**** PROVIDED MATERIAL ****
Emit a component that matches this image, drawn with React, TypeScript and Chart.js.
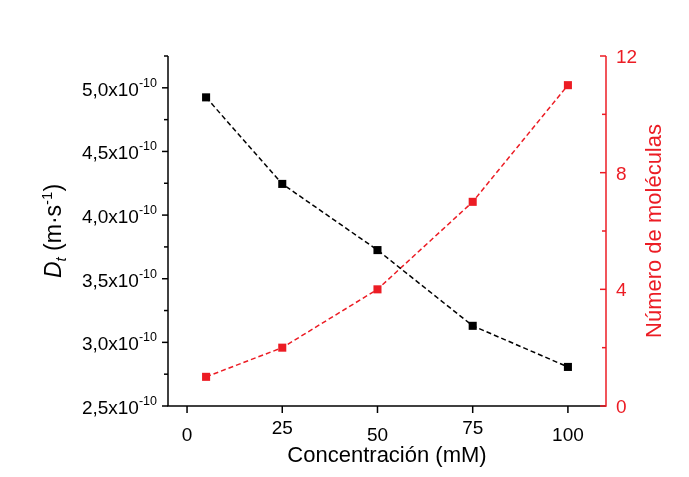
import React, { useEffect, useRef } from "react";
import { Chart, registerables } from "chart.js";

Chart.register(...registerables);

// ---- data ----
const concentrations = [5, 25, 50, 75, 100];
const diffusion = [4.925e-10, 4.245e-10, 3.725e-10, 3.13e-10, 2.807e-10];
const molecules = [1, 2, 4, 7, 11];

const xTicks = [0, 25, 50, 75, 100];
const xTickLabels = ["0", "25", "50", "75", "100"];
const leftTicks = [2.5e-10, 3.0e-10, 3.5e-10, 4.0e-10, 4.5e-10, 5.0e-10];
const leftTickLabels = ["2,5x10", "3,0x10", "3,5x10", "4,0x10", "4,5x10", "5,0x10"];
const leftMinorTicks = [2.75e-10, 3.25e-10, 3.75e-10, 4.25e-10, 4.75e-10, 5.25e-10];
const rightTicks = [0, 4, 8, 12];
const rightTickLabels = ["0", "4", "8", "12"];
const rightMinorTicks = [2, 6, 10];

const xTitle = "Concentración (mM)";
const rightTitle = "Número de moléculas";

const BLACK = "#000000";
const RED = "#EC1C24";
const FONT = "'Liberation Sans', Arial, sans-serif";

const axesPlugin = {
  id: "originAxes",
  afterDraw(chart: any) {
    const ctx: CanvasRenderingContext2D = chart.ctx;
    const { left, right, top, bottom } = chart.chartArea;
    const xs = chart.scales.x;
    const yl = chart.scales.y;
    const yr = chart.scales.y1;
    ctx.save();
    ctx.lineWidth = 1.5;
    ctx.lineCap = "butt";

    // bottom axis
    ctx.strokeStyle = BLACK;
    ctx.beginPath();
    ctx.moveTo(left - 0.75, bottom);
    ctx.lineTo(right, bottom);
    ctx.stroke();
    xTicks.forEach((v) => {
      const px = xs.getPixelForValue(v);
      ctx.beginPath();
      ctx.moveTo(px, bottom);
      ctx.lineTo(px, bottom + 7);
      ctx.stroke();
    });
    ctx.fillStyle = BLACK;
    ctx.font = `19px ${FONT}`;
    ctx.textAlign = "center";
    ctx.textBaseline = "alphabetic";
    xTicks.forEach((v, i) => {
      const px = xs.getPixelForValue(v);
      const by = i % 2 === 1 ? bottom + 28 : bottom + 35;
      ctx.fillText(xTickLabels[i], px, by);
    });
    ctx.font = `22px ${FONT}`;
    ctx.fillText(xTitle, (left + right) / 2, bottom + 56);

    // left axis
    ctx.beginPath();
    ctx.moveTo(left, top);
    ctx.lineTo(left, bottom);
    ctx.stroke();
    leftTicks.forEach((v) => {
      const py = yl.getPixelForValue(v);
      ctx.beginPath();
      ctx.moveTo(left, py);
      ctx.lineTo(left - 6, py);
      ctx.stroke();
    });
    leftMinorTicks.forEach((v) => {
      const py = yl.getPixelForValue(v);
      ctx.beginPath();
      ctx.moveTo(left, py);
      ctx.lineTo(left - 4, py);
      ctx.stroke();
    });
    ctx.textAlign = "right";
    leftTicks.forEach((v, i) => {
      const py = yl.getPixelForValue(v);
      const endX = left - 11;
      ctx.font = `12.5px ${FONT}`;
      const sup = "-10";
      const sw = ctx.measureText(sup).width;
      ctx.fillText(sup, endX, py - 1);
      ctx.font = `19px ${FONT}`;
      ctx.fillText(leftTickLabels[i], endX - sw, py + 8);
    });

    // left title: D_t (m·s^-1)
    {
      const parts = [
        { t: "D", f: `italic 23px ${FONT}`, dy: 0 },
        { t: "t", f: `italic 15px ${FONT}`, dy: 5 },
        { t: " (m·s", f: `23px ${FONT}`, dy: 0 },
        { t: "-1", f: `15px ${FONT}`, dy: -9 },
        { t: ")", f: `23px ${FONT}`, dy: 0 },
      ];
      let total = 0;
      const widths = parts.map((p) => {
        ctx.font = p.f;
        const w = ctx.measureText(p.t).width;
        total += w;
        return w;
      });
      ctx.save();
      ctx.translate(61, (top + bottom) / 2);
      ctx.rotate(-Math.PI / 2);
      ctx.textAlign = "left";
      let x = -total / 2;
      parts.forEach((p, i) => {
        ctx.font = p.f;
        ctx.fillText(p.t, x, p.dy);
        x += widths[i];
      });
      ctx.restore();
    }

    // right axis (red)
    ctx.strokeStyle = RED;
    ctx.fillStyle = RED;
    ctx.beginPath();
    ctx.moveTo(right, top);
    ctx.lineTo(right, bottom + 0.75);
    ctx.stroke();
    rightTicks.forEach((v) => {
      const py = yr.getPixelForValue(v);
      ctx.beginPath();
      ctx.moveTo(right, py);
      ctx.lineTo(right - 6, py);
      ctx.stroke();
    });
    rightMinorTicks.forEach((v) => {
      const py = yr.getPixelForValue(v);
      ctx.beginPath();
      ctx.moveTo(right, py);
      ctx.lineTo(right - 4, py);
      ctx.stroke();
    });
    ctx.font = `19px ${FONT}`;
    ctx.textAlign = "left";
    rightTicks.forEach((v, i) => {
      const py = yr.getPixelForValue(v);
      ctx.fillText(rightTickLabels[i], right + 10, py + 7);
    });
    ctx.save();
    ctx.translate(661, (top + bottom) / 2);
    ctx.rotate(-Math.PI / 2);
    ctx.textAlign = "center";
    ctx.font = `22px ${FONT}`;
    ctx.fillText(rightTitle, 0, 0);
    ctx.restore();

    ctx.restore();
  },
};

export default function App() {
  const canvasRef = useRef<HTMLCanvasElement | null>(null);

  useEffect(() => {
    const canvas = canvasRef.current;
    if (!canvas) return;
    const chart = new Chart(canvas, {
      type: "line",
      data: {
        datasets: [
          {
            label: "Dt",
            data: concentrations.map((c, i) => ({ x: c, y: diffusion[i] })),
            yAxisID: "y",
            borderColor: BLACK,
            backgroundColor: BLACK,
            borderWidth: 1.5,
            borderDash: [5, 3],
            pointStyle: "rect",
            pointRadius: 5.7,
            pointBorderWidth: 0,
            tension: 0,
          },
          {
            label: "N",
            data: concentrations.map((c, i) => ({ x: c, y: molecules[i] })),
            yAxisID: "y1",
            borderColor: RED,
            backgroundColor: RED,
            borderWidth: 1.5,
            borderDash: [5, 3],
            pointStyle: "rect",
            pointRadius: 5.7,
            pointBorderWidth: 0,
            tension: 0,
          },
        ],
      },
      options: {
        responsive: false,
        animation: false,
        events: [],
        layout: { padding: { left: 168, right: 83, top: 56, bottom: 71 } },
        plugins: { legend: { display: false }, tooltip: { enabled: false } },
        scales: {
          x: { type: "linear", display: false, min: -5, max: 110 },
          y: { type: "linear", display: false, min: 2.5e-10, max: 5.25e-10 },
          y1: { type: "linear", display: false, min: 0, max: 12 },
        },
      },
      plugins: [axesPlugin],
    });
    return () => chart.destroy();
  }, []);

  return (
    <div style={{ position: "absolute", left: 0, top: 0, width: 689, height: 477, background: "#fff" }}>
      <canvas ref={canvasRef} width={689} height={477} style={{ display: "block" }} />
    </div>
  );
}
****
— WHAT IS REQUIRED —
Copy each line in the data that holds the word "React".

— ANSWER —
Emit a component that matches this image, drawn with React, TypeScript and Chart.js.
import React, { useEffect, useRef } from "react";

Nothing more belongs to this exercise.